What you are pointing out here is fundamentally true and verifiable. I think I find myself, along with many other americans, in a bizarre position where we see comments like this which we know are accurate get barraged by downvotes or whatever system in Internet commentary exists to decrease the visibility of the comment, and I find this troubling. This mostly happens, from what I've seen, if there is any suggestion within the comment that the right is in some way defensible. I think many internet forums have tried to use downvotes as a signal for validity, but so frequently that signal is obviously misapplied, making it almost entirely meaningless. In fact, it is has become a signal for the direction of the political leanings of the majority, rather than anything having to do with the usefulness or appropriateness of any given comment.

This is probably a bad thing.

Genuinely interested when/where Trump disavowed right wing extremists. I've seen him refuse to denounce white supremacy in the first debate but I haven't seen him denounce anyone who might vote for him
> Genuinely interested when/where Trump disavowed right wing extremists.

https://www.factcheck.org/2020/02/trump-has-condemned-white-...

https://www.bbc.com/news/election-us-2020-54381500

> I've seen him refuse to denounce white supremacy in the first debate...

That was clearly a missed opportunity to clear things up, but the counter-question "Who do you want me to condemn?" is a fair one. It's easy for Trump to condemn the KKK, not so easy to condemn militia groups in general. Similarly, it's easy for Biden to condemn rioters, not so easy to condemn Antifa in general. Effectively, both candidates dodged that question.

> ... I haven't seen him denounce anyone who might vote for him.

That's moving the goalpost a bit too far for my taste. Trump has condemned white supremacists, that at least is on the record.

"to condemn Antifa" Antifa is a construct from Fox News to designate a broad category of mostly young people that range from anarchists calling for direct democracy to people who are against racism and intolerance that have in common that they are not against clashing with police forces. So condemning Antifa does not make much sense. Maybe he could have condemned violence in the protests but anyone who has been in a demonstration knows elements in both the protesters and the police are looking for the clash. But the police always has the upper hand and violently crush what is mostly damage to property. Just tell me how many people have been killed by so called "Antifa"? Is that comparable to the number of people that have been killed by right-wing activists? Why is it always the progressive leaders that get shot? Right wing activists always say they are here to "defend" against something but they are the one attacking.
Here's a compilation of some of the instances he's done so: https://streamable.com/sr9o2s
Title of that one says 20 times, here's one with 38 times: https://www.youtube.com/watch?v=Bd0cMmBvqWc
> Can you be more specific on how either of these candidates "enable" or "do not enable" extremism? How would you falsify an accusation of "enabling" something?

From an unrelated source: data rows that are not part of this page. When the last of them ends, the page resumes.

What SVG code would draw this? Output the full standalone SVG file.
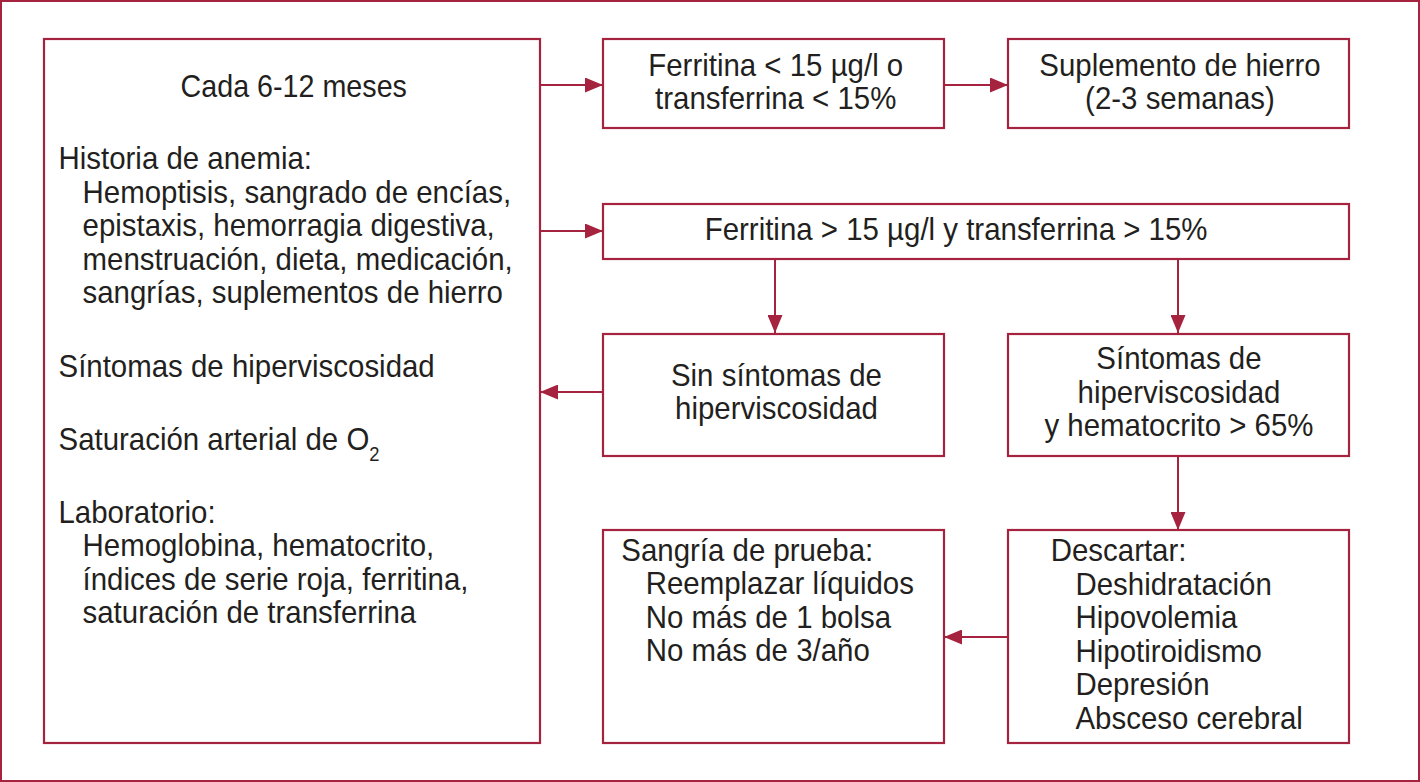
<svg xmlns="http://www.w3.org/2000/svg" width="1420" height="782" viewBox="0 0 1420 782">
<defs>
<marker id="ah" markerUnits="userSpaceOnUse" markerWidth="18" markerHeight="15" refX="18" refY="7.5" orient="auto">
<path d="M0,0 L18,7.5 L0,15 z" fill="#A6233F"/>
</marker>
<style>
.box{fill:#fff;stroke:#A6233F;stroke-width:2.2}
.frame{fill:#fff;stroke:#A6233F;stroke-width:2}
.con{fill:none;stroke:#A6233F;stroke-width:2;marker-end:url(#ah)}
text{font-family:"Liberation Sans",Arial,sans-serif;font-size:32px;fill:#231F20}
.c{text-anchor:middle}
</style>
</defs>
<rect class="frame" x="1" y="1" width="1418" height="780"/>
<g id="connectors">
<path class="con" d="M540,85 H603"/>
<path class="con" d="M944,85 H1008"/>
<path class="con" d="M540,231 H603"/>
<path class="con" d="M775,259 V333"/>
<path class="con" d="M1178,259 V333"/>
<path class="con" d="M603,392 H540"/>
<path class="con" d="M1178,456 V530"/>
<path class="con" d="M1008,637 H944"/>
</g>
<g id="monitor">
<rect class="box" x="44" y="39" width="496" height="704"/>
<g transform="scale(0.92 1)">
<text class="c" x="319.3" y="97" textLength="246" lengthAdjust="spacingAndGlyphs">Cada 6-12 meses</text>
<text x="63.6" y="169.5">Historia de anemia:</text>
<text x="89.7" y="203">Hemoptisis, sangrado de encías,</text>
<text x="89.7" y="236.5">epistaxis, hemorragia digestiva,</text>
<text x="89.7" y="270">menstruación, dieta, medicación,</text>
<text x="89.7" y="303.5">sangrías, suplementos de hierro</text>
<text x="63.6" y="377">Síntomas de hiperviscosidad</text>
<text x="63.6" y="450">Saturación arterial de O<tspan font-size="20" dy="11">2</tspan></text>
<text x="63.6" y="523">Laboratorio:</text>
<text x="89.7" y="556.5">Hemoglobina, hematocrito,</text>
<text x="89.7" y="590">índices de serie roja, ferritina,</text>
<text x="89.7" y="623.5">saturación de transferrina</text>
</g>
</g>
<g id="ferritina-baja">
<rect class="box" x="603" y="39" width="341" height="89"/>
<g transform="scale(0.92 1)">
<text class="c" x="843.2" y="76">Ferritina &lt; 15 µg/l o</text>
<text class="c" x="843.2" y="109.5">transferrina &lt; 15%</text>
</g>
</g>
<g id="suplemento">
<rect class="box" x="1008" y="39" width="341" height="89"/>
<g transform="scale(0.92 1)">
<text class="c" x="1282.6" y="76">Suplemento de hierro</text>
<text class="c" x="1282.6" y="109.5">(2-3 semanas)</text>
</g>
</g>
<g id="ferritina-normal">
<rect class="box" x="603" y="204" width="746" height="55"/>
<g transform="scale(0.92 1)">
<text x="766" y="240.5">Ferritina &gt; 15 µg/l y transferrina &gt; 15%</text>
</g>
</g>
<g id="sin-sintomas">
<rect class="box" x="603" y="334" width="341" height="122"/>
<g transform="scale(0.92 1)">
<text class="c" x="844" y="386">Sin síntomas de</text>
<text class="c" x="844" y="419.5">hiperviscosidad</text>
</g>
</g>
<g id="con-sintomas">
<rect class="box" x="1008" y="334" width="341" height="122"/>
<g transform="scale(0.92 1)">
<text class="c" x="1281.5" y="369.5">Síntomas de</text>
<text class="c" x="1281.5" y="403">hiperviscosidad</text>
<text class="c" x="1281.5" y="436.5">y hematocrito &gt; 65%</text>
</g>
</g>
<g id="sangria">
<rect class="box" x="603" y="530" width="341" height="213"/>
<g transform="scale(0.92 1)">
<text x="675.3" y="561">Sangría de prueba:</text>
<text x="701.8" y="594.5">Reemplazar líquidos</text>
<text x="701.8" y="628">No más de 1 bolsa</text>
<text x="701.8" y="661.5">No más de 3/año</text>
</g>
</g>
<g id="descartar">
<rect class="box" x="1008" y="530" width="341" height="213"/>
<g transform="scale(0.92 1)">
<text x="1142.1" y="561.5">Descartar:</text>
<text x="1169" y="595">Deshidratación</text>
<text x="1169" y="628.5">Hipovolemia</text>
<text x="1169" y="662">Hipotiroidismo</text>
<text x="1169" y="695.5">Depresión</text>
<text x="1169" y="729">Absceso cerebral</text>
</g>
</g>
</svg>
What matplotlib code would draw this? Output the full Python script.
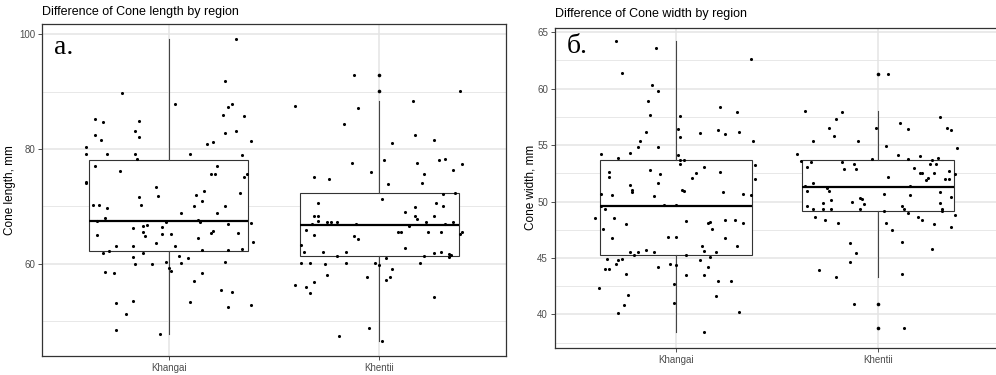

I can indeed do this, but the question itself seems to be asked in bad faith. How on earth do you need me to report to you on Trump's behavior and words even into the final debate?

This isn't specifically about Trump, but about the political tactic of accusing the opponent of "enabling extremists". Both sides are using it.

Let's focus on the falsifiability: What would a candidate have to do in order to disprove the accusation?

If there isn't a clear answer to that question, then how is this tactic materially different from name-calling?